В этот раз Аврааму предстояло самому заколоть своего ребенка.
Рано утором Авраам отправился на гору Мориа. Исполнение повеления Господнего налагало на него молчание, ведь никто, даже родная Сарра не поняла бы его. Многие и многие отцы в истории человечества теряли своих детей. Для всякого родителя это тяжелейшее испытание, это крушение надежд. Во всех таких случаях действовал невидимый и непостижимый промысел Господень, но ни в этот раз. В этот раз Аврааму предстояло самому заколоть своего ребенка.
До дрожи и до слез пронизывают слова Кьеркегора: «И он стоял там, старец, с единственной своей надеждой! Однако он не усомнился, он не озирался в страхе направо и налево, он не бросал вызов небесам в своих молитвах. Он знал, что сам Господь Всемогущий испытывал его, он знал, что это была самая тяжкая жертва, которую от него можно было потребовать; но он знал также, что ни одна жертва не бывает слишком тяжела, когда ее требует Господь, – и он занес нож». Хочется остановиться, с замершим дыханием, парализованным телом, восхищением и восторгом смотреть на Авраама.
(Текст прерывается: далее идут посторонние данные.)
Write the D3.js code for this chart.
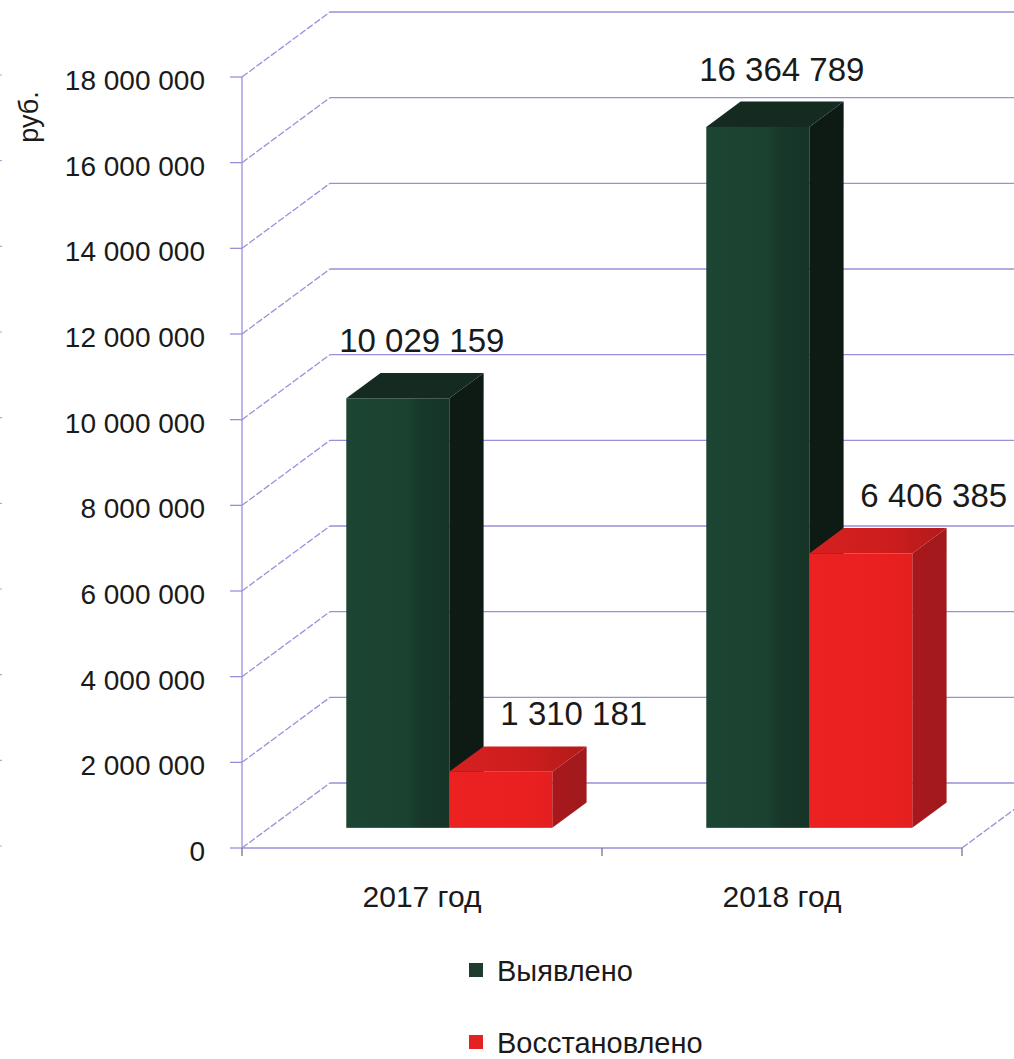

Поистине нет в вере равных ему! Его рука не обессилила, он не упал без чувств, его глаза не затуманило горе. А ведь в проливном случае он не увидел бы ни Исаака, ни запутавшегося в ветвях овна.
Будь хоть толика сомнения в вере Авраама, то его возвращение домой было бегством, а гора Мориа у всех поколений ассоциировалась бы с горечью и поражением. Но он сумел обрести все и сохранить сына. Более Господь Исаака не отнимал у Авраама.
Добавить к этому мне попросту нечего. Много подвижников мы встречаем и на страницах Священного Писания и в новозаветной христианской истории, все они велики и святы, но вера Авраама действительно величественнее всех!